Abandoned by his father at the age of four, O'Hare grew up in the Kerry Patch slum of St. Louis. Although he began his career in business, O'Hare turned to socialism with the sublime dream of bringing about a better world. While attending a school for Socialist organizers, he met Kate Richards, and the young couple forged a personal and professional partnership. Settling in Oklahoma, the O'Hares helped build a strong grassroots movement through grueling lecture tours and colorful camp meetings. In 1911, Frank, his wife, and their four children moved to St. Louis, where they transformed the National Rip-Saw into a popular Socialist monthly magazine. It was there that Frank found his niche as a Socialist impresario, editing the writings and arranging the tours of his "stars," Kate O'Hare and Eugene Debs.

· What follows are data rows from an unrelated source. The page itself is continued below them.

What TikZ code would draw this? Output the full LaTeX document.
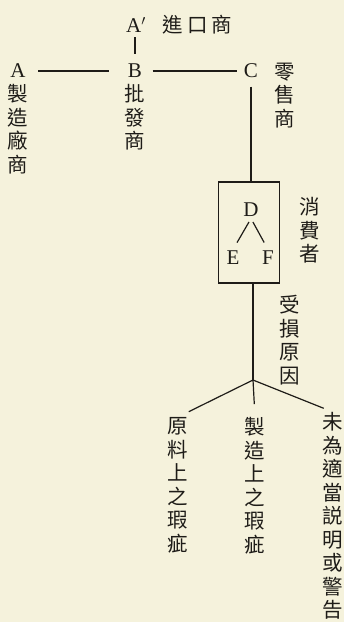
\documentclass[tikz,border=0pt]{standalone}
\usepackage{fontspec}
\newfontfamily\cjk{Noto Sans CJK TC}
\newfontfamily\latin{Liberation Serif}
\usetikzlibrary{positioning}
\definecolor{paper}{HTML}{F5F2DC}
\definecolor{ink}{HTML}{1E1C18}

\tikzset{
  letter/.style={font=\latin\fontsize{21}{24}\selectfont, inner sep=1pt, text=ink},
  hlabel/.style={font=\cjk\fontsize{20.5}{22}\selectfont, inner sep=0pt, text=ink},
  vlabel/.style={font=\cjk\fontsize{20.5}{23.5}\selectfont, align=center, inner sep=0pt, anchor=north, text=ink},
}

\begin{document}
\begin{tikzpicture}[x=1pt,y=-1pt,line width=1.2pt,draw=ink]
    \fill[paper] (0,0) rectangle (344,622);
    \useasboundingbox (0,0) rectangle (344,622);

    % channel
    \node[letter] (Ap) at (136,25) {A$'$};
    \node[hlabel,anchor=west] (importer) at (162,25) {進\hspace{4pt}口\hspace{4pt}商};
    \node[letter] (A) at (18,71) {A};
    \node[letter] (B) at (135,71) {B};
    \node[letter] (C) at (251,71) {C};
    \node[vlabel] (maker) at (18,84) {製\\造\\廠\\商};
    \node[vlabel] (wholesaler) at (135,84) {批\\發\\商};
    \node[vlabel] (retailer) at (285,62) {零\\售\\商};

    \draw[shorten <=3pt, shorten >=8pt] (Ap.south -| B) -- (B);
    \draw[shorten <=11pt, shorten >=17pt] (A) -- (B);
    \draw[shorten <=9pt, shorten >=5pt] (B) -- (C);

    % consumer
    \node[draw, minimum width=61pt, minimum height=101pt] (consumerbox) at (249,232.5) {};
    \draw[shorten <=7pt] (C) -- (C |- consumerbox.north);
    \node[letter] (D) at (251,210) {D};
    \node[letter] (E) at (233,258) {E};
    \node[letter] (F) at (268,258) {F};
    \draw[shorten <=4pt, shorten >=8pt] (D.south) -- (E.north);
    \draw[shorten <=4pt, shorten >=8pt] (D.south) -- (F.north);
    \node[vlabel] (consumer) at (310,197) {消\\費\\者};

    % causes
    \node[vlabel] (cause) at (290,295) {受\\損\\原\\因};
    \coordinate (split) at (253,380);
    \draw (split |- consumerbox.south) -- (split);
    \node[vlabel] (rawflaw) at (178,417) {原\\料\\上\\之\\瑕\\疵};
    \node[vlabel] (makeflaw) at (255,417) {製\\造\\上\\之\\瑕\\疵};
    \node[vlabel] (warning) at (333,412) {未\\為\\適\\當\\説\\明\\或\\警\\告};
    \draw[shorten >=12pt] (split) -- (rawflaw.north);
    \draw[shorten >=13pt] (split) -- (makeflaw.north);
    \draw[shorten >=10pt] (split) -- (warning.north);
\end{tikzpicture}
\end{document}
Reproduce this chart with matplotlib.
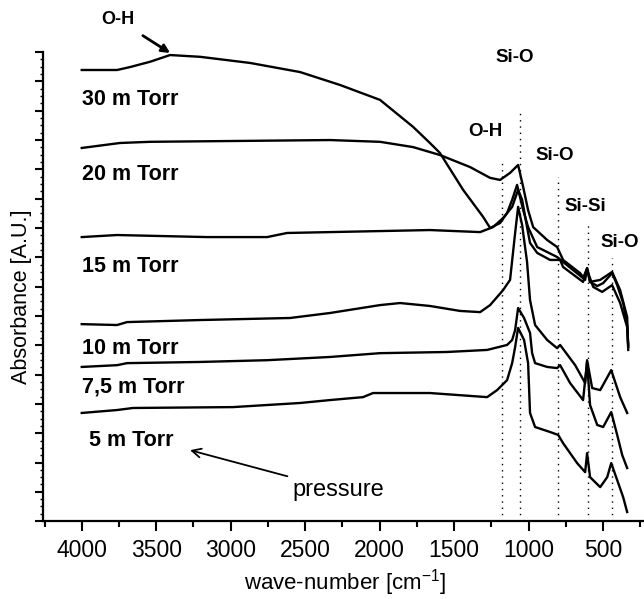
import matplotlib
matplotlib.use("Agg")
import matplotlib.pyplot as plt
from matplotlib.ticker import MultipleLocator, NullFormatter

plt.rcParams["font.family"] = ["Liberation Sans", "DejaVu Sans"]

# FTIR spectra, wavenumber (cm-1) vs absorbance (arbitrary, stacked)
wn_30 = [4000, 3763, 3676, 3542, 3407, 3206, 2870, 2535, 2267, 1998, 1776, 1663, 1596, 1440,
         1306, 1259, 1192, 1145, 1111, 1078, 1037, 1004, 943, 809, 769, 635, 608, 588, 540,
         500, 440, 406, 366, 339, 332]
ab_30 = [15.39, 15.39, 15.49, 15.67, 15.90, 15.84, 15.63, 15.32, 14.88, 14.37, 13.45, 12.90,
         12.56, 11.30, 10.38, 10.00, 10.17, 10.51, 10.96, 11.47, 10.61, 10.03, 9.35, 9.01, 8.84,
         8.29, 8.63, 8.16, 8.02, 8.12, 8.46, 8.05, 7.44, 6.69, 6.01]

wn_20 = [4000, 3743, 3542, 2334, 1998, 1776, 1596, 1394, 1259, 1192, 1125, 1071, 1037, 1004,
         970, 876, 809, 769, 655, 621, 608, 588, 520, 440, 386, 339, 332]
ab_20 = [12.73, 12.90, 12.94, 13.00, 12.94, 12.76, 12.49, 12.08, 11.71, 11.64, 11.88, 12.15,
         11.40, 10.61, 10.03, 9.59, 9.35, 8.91, 8.46, 8.23, 8.63, 8.16, 8.23, 8.50, 7.88, 6.96,
         5.84]

wn_15 = [4000, 3763, 3159, 2756, 2622, 2334, 1663, 1326, 1239, 1172, 1111, 1071, 1044, 1011,
         991, 943, 856, 789, 769, 635, 608, 567, 507, 440, 386, 339, 332]
ab_15 = [9.69, 9.76, 9.69, 9.69, 9.83, 9.86, 9.93, 9.86, 10.03, 10.34, 10.72, 11.30, 10.96,
         10.03, 9.49, 9.15, 8.91, 8.91, 8.67, 8.16, 8.57, 7.99, 7.82, 8.05, 7.44, 6.62, 5.94]

wn_10 = [4000, 3763, 3696, 3206, 2602, 2334, 1998, 1863, 1663, 1460, 1326, 1259, 1172, 1125,
         1091, 1071, 1044, 1011, 991, 957, 876, 809, 789, 688, 621, 608, 574, 520, 446, 386,
         339]
ab_10 = [6.72, 6.69, 6.79, 6.86, 6.93, 7.10, 7.37, 7.44, 7.34, 7.17, 7.13, 7.37, 7.88, 8.23,
         9.83, 10.72, 10.10, 8.84, 7.54, 6.69, 6.18, 5.90, 6.01, 5.32, 4.71, 5.49, 4.54, 4.47,
         5.15, 4.23, 3.69]

wn_7 = [4000, 3763, 3696, 3206, 2756, 2334, 1998, 1549, 1279, 1145, 1111, 1091, 1071, 1031,
        991, 977, 957, 876, 809, 789, 722, 635, 608, 588, 540, 500, 446, 406, 372, 339]
ab_7 = [5.26, 5.32, 5.39, 5.43, 5.49, 5.60, 5.73, 5.77, 5.84, 6.01, 6.18, 6.52, 7.27, 6.93,
        6.42, 5.73, 5.39, 5.26, 5.22, 5.32, 4.71, 4.13, 5.43, 3.96, 3.28, 3.21, 3.72, 2.94,
        2.25, 1.81]

wn_5 = [4000, 3763, 3656, 2985, 2535, 2334, 2112, 2045, 1663, 1279, 1212, 1145, 1111, 1091,
        1071, 1031, 1004, 991, 957, 856, 802, 769, 675, 621, 608, 588, 520, 473, 446, 406,
        366, 339]
ab_5 = [3.69, 3.79, 3.86, 3.89, 4.03, 4.13, 4.23, 4.37, 4.37, 4.23, 4.47, 4.81, 5.39, 5.94,
        6.59, 6.18, 5.39, 3.69, 3.21, 3.04, 2.94, 2.66, 1.98, 1.67, 2.32, 1.50, 1.16, 1.50,
        1.98, 1.40, 0.82, 0.31]

spectra = [(wn_30, ab_30), (wn_20, ab_20), (wn_15, ab_15),
           (wn_10, ab_10), (wn_7, ab_7), (wn_5, ab_5)]

pressure_labels = ["30 m Torr", "20 m Torr", "15 m Torr", "10 m Torr", "7,5 m Torr", "5 m Torr"]
label_x = [4000, 4000, 4000, 4000, 4000, 3953]
label_y = [14.37, 11.81, 8.67, 5.90, 4.57, 2.76]

# bond assignment lines: position, top of the dotted line
band_pos = [1180, 1060, 800, 600, 440]
band_top = [12.32, 14.03, 11.74, 10.2, 8.98]
band_names = ["O-H", "Si-O", "Si-O", "Si-Si", "Si-O"]
band_lx = [1294, 1091, 823, 621, 386]
band_ly = [13.28, 15.8, 12.49, 10.75, 9.52]

fig = plt.figure(figsize=(6.44, 5.99), dpi=100)
ax = fig.add_axes([0.0668, 0.130, 0.9332, 0.783])

for wn, ab in spectra:
    ax.plot(wn, ab, color="black", linewidth=1.7)

for xp, top in zip(band_pos, band_top):
    ax.plot([xp, xp], [0, top], color="black", linewidth=1.0, linestyle=(0, (1, 3.5)))

for name, lx, ly in zip(band_names, band_lx, band_ly):
    ax.text(lx, ly, name, fontsize=13.5, fontweight="bold", ha="center", va="center")

for lab, lx, ly in zip(pressure_labels, label_x, label_y):
    ax.text(lx, ly, lab, fontsize=15.5, fontweight="bold", ha="left", va="center")

# O-H band of the 30 mTorr film
ax.annotate("O-H", xy=(3407, 15.97), xytext=(3756, 17.1), fontsize=13, fontweight="bold",
            ha="center", va="center", annotation_clip=False,
            arrowprops=dict(arrowstyle="-|>", color="black", lw=2.0, mutation_scale=12,
                            shrinkA=6, shrinkB=0))

ax.annotate("pressure", xy=(3273, 2.42), xytext=(2583, 1.06), fontsize=17,
            ha="left", va="center",
            arrowprops=dict(arrowstyle="->", color="black", lw=1.3, mutation_scale=16,
                            shrinkA=2, shrinkB=0))

ax.set_xlim(4260, 226)
ax.set_ylim(0, 16)
ax.xaxis.set_major_locator(MultipleLocator(500))
ax.xaxis.set_minor_locator(MultipleLocator(250))
ax.yaxis.set_major_locator(MultipleLocator(1))
ax.yaxis.set_minor_locator(MultipleLocator(0.25))
ax.yaxis.set_major_formatter(NullFormatter())
ax.tick_params(axis="x", which="major", length=7, width=1.5, labelsize=16.5, pad=6)
ax.tick_params(axis="x", which="minor", length=4, width=1.5)
ax.tick_params(axis="y", which="major", length=6, width=1.5)
ax.tick_params(axis="y", which="minor", length=2, width=1.0)

for side in ["top", "right"]:
    ax.spines[side].set_visible(False)
for side in ["left", "bottom"]:
    ax.spines[side].set_linewidth(1.6)

fig.text(345 / 644, 1 - 583 / 599, "wave-number [cm$^{\\mathregular{-1}}$]", fontsize=16,
         ha="center", va="center")
fig.text(22 / 644, 1 - 297 / 599, "Absorbance [A.U.]", fontsize=15.5, rotation=90,
         ha="center", va="center")

fig.savefig("out.png", dpi=100)
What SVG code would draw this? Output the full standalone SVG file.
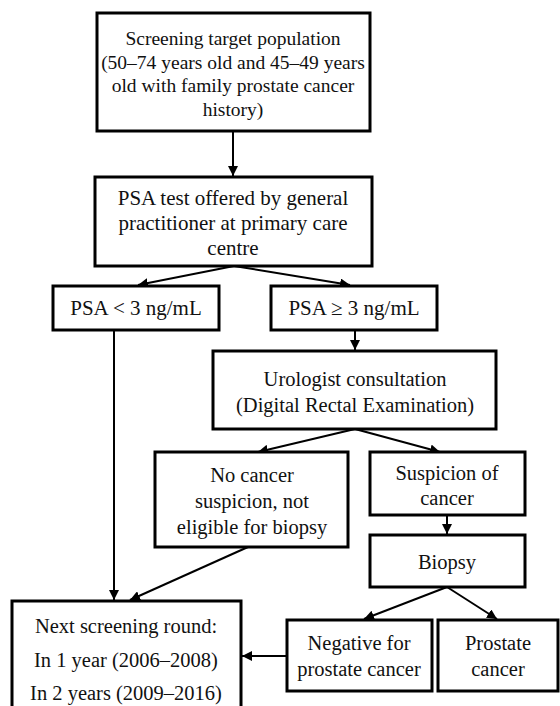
<svg xmlns="http://www.w3.org/2000/svg" width="560" height="706" viewBox="0 0 560 706">
<defs>
<marker id="ah" viewBox="0 0 10 10" refX="10" refY="5" markerWidth="5" markerHeight="5" orient="auto" markerUnits="strokeWidth">
<path d="M0,0 L10,5 L0,10 z" fill="#000"/>
</marker>
</defs>
<style>
.box{fill:#fff;stroke:#000;stroke-width:3}
.t{font-family:"Liberation Serif","Times New Roman",serif;font-size:20.5px;fill:#111;text-anchor:middle}
.c{stroke:#000;stroke-width:2;fill:none;marker-end:url(#ah)}
</style>
<rect width="560" height="706" fill="#fff"/>
<g id="connectors">
<line class="c" x1="233" y1="131" x2="233" y2="176"/>
<line class="c" x1="234" y1="266" x2="138" y2="285"/>
<line class="c" x1="234" y1="266" x2="350" y2="285"/>
<line class="c" x1="114" y1="330" x2="114" y2="600"/>
<line class="c" x1="355" y1="330" x2="355" y2="350"/>
<line class="c" x1="355" y1="429" x2="258" y2="452"/>
<line class="c" x1="355" y1="429" x2="440" y2="452"/>
<line class="c" x1="447" y1="515" x2="447" y2="534"/>
<line class="c" x1="248" y1="547" x2="130" y2="600"/>
<line class="c" x1="447" y1="587" x2="364" y2="619"/>
<line class="c" x1="447" y1="587" x2="497" y2="619"/>
<line class="c" x1="286" y1="656" x2="242" y2="656"/>
</g>
<g id="n1">
<rect class="box" x="97" y="13" width="273" height="118"/>
<text class="t" x="233" y="45" style="font-size:19.5px">Screening target population</text>
<text class="t" x="233" y="69" style="font-size:19.5px">(50–74 years old and 45–49 years</text>
<text class="t" x="233" y="92" style="font-size:19.5px">old with family prostate cancer</text>
<text class="t" x="233" y="116" style="font-size:19.5px">history)</text>
</g>
<g id="n2">
<rect class="box" x="95" y="177" width="277" height="89"/>
<text class="t" x="233" y="205" style="font-size:21px">PSA test offered by general</text>
<text class="t" x="233" y="230" style="font-size:21px">practitioner at primary care</text>
<text class="t" x="233" y="255" style="font-size:21px">centre</text>
</g>
<g id="n3">
<rect class="box" x="53" y="286" width="166" height="44"/>
<text class="t" x="136" y="315" style="font-size:21px">PSA &lt; 3 ng/mL</text>
</g>
<g id="n4">
<rect class="box" x="271" y="286" width="166" height="44"/>
<text class="t" x="354" y="315" style="font-size:21px">PSA ≥ 3 ng/mL</text>
</g>
<g id="n5">
<rect class="box" x="213" y="351" width="283" height="78"/>
<text class="t" x="355" y="386">Urologist consultation</text>
<text class="t" x="355" y="412">(Digital Rectal Examination)</text>
</g>
<g id="n6">
<rect class="box" x="155" y="452" width="193" height="95"/>
<text class="t" x="252" y="482">No cancer</text>
<text class="t" x="252" y="508">suspicion, not</text>
<text class="t" x="252" y="534">eligible for biopsy</text>
</g>
<g id="n7">
<rect class="box" x="370" y="452" width="155" height="63"/>
<text class="t" x="447" y="480">Suspicion of</text>
<text class="t" x="447" y="505">cancer</text>
</g>
<g id="n8">
<rect class="box" x="370" y="535" width="155" height="52"/>
<text class="t" x="447" y="569">Biopsy</text>
</g>
<g id="n9">
<rect class="box" x="12" y="601" width="229" height="120"/>
<text class="t" x="126" y="633">Next screening round:</text>
<text class="t" x="126" y="667">In 1 year (2006–2008)</text>
<text class="t" x="126" y="700">In 2 years (2009–2016)</text>
</g>
<g id="n10">
<rect class="box" x="287" y="620" width="145" height="71"/>
<text class="t" x="359" y="650">Negative for</text>
<text class="t" x="359" y="676">prostate cancer</text>
</g>
<g id="n11">
<rect class="box" x="438" y="620" width="120" height="71"/>
<text class="t" x="498" y="650">Prostate</text>
<text class="t" x="498" y="676">cancer</text>
</g>
</svg>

A series of calamities, including the breakup of his marriage, brought Frank O'Hare near the edge of despair in the mid-1920s. Divorcing and remarrying, he made a new life in St. Louis. Plunging back into radical activism, he worked for the Federated Press syndicate. During the last twenty years of his life, O'Hare wrote for the St. Louis Post-Dispatch, worked as a business consultant, and continued his involvement as a community activist in St. Louis. Although Frank O'Hare has long been dismissed as a lost soul without Kate Richards O'Hare, Rebel against Injustice shows that he continued to be a presence in St. Louis and never stopped his fight against injustice. In 1958, a Teamster newspaper referred to O'Hare as "one of the truly great men of St. Louis--possibly the ONLY one."
Based upon a close study of the largely untapped Frank P. O'Hare papers, this well-written biography will enlighten readers about the organizational choices behind the success of American Socialism, while shedding new light on the lives and activities of many prominent American radicals.